Who of us would have thought, for example, that we would have to get used to keeping a distance from other people? With pedestrian simulations, it is possible to plan and play through situations clearly with and without social distancing. New mobility scenarios for the future of our cities can take shape in our heads more easily this way.
Creativity during the coronavirus crisis
Necessity is the mother of invention – also with regard to mobility. Thus, for example, the inventor Karl Drais tinkered – after the Napoleonic Wars that raged until 1815 in Europe – with how people could expand their radius even without a horse (after the wars, there were few horses left). This is how he invented the velocipede.
Today we are trying out new approaches and procedures in order to come to better terms with the uncertainties due to the corona crisis.
Should sidewalks be one-way streets for pedestrians?
What initially appears absurd is suddenly worth a serious consideration. For example: Does it make sense to design one-way streets so that there is less person-to-person contact and there are thus fewer possibilities to transmit Covid-19? The apparent answer is yes, since then there is no two-way traffic.
How effective can this be and how quickly would results occur?
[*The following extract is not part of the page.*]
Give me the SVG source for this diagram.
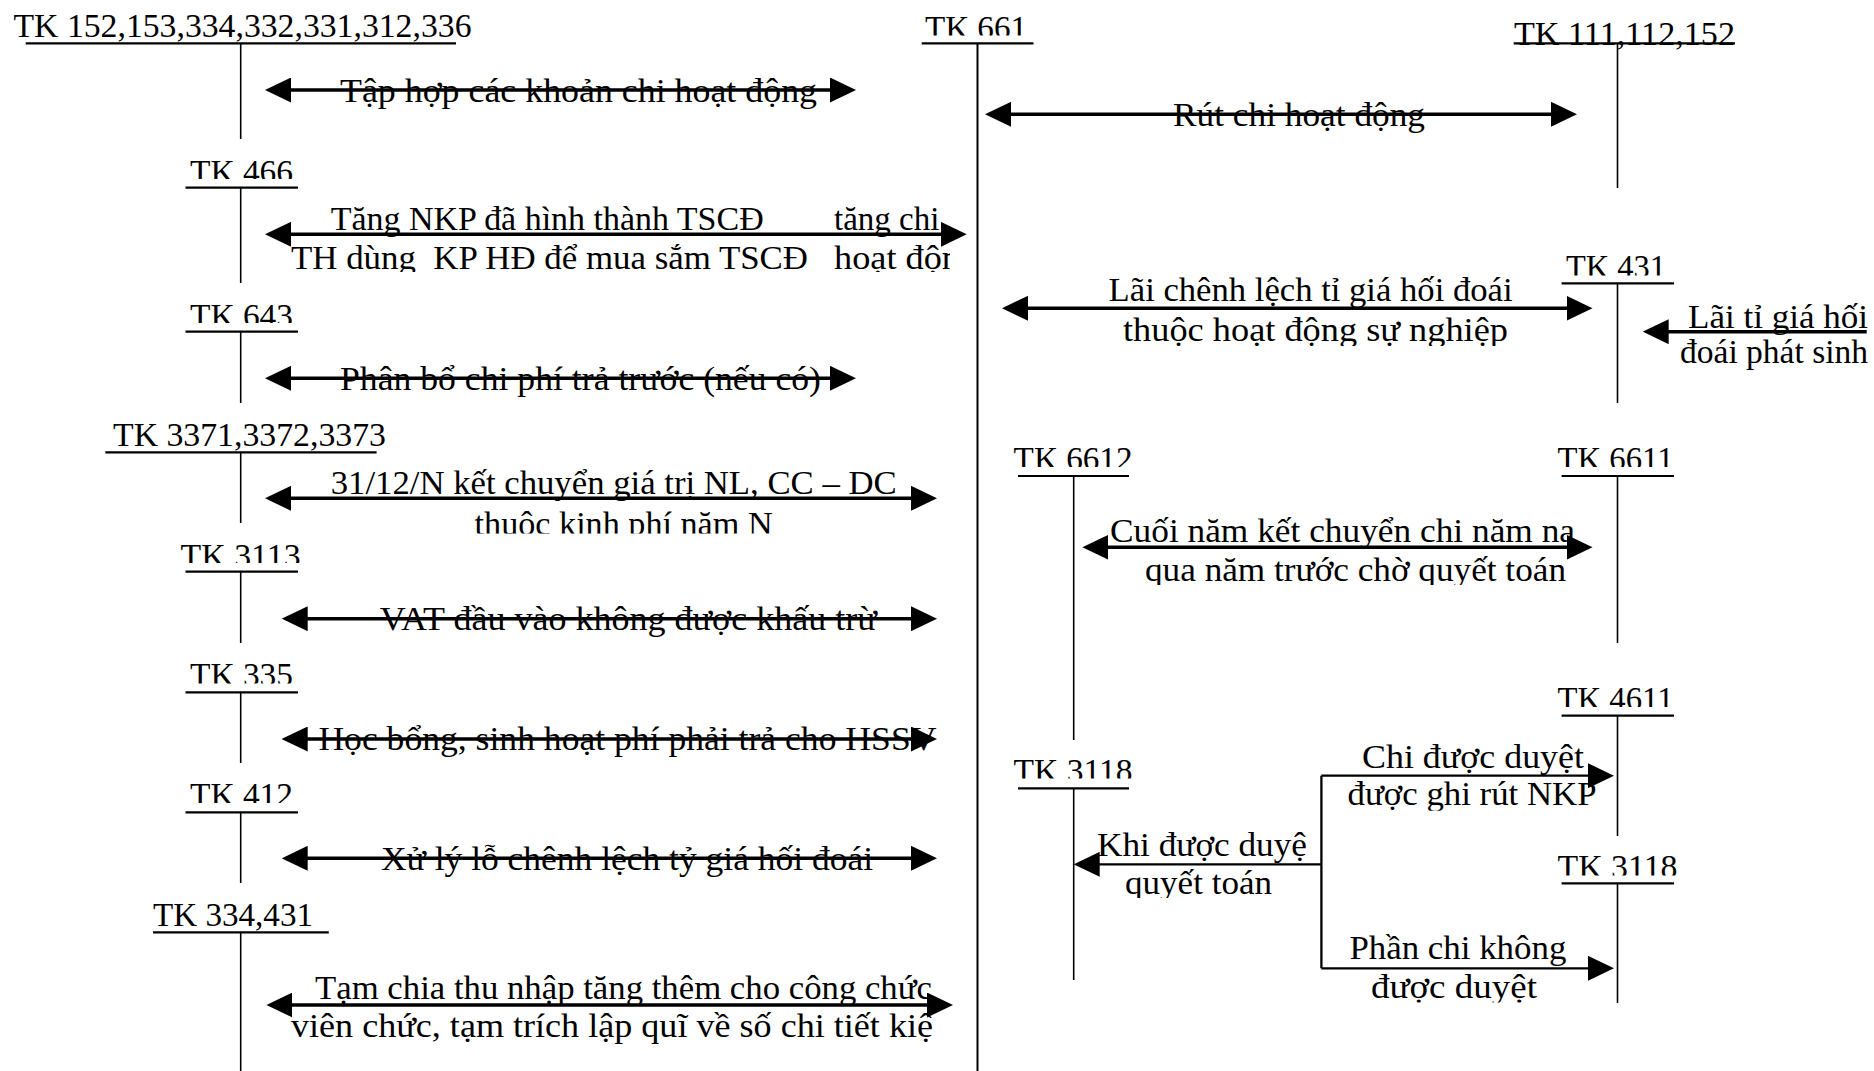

The biggest effect could be felt if all pedestrians move equally quickly at the right distance from one another and would not pass each other. The model also shows that pedestrian traffic without two-way traffic generally moves faster – a consideration that is interesting to cities even without the coronavirus.
The queue infront of the supermarket
Our existing buildings and infrastructures are not designed for people maintaining social distancing from one another. Therefore, there are unplanned queues where people and cars congregate in critical areas. Traffic jams are created in places where they did not exist previously.
With simulation software it is possible to virtually plan and play through various new scenarios with regard to fever measurement stations and entry rules for supermarkets.
Passengers seated according to their destination?
Transit planners are being asked to adjust local public transit offerings to current conditions. Their challenge is to meet demand fluctuations and to plan sensible measures that do justice to the requirements of social distancing.
That is why Dr.-Ing. Klaus Bogenberger, Professor of Traffic Engineering at the TU Munich, approached PTV’s modeling experts with the following request: “I am interested in whether the PTV software can also simulate the effects if tram and subway cars were now filled by their destination stations in order to save walking areas and reduce the number of times where people pass one another where the distance is less than two meters.”
For this, we are considering whether passengers should be guided right from the track and before they embark to the entry doors of the tram or train where they can board and be transported in the cars sorted by destination station.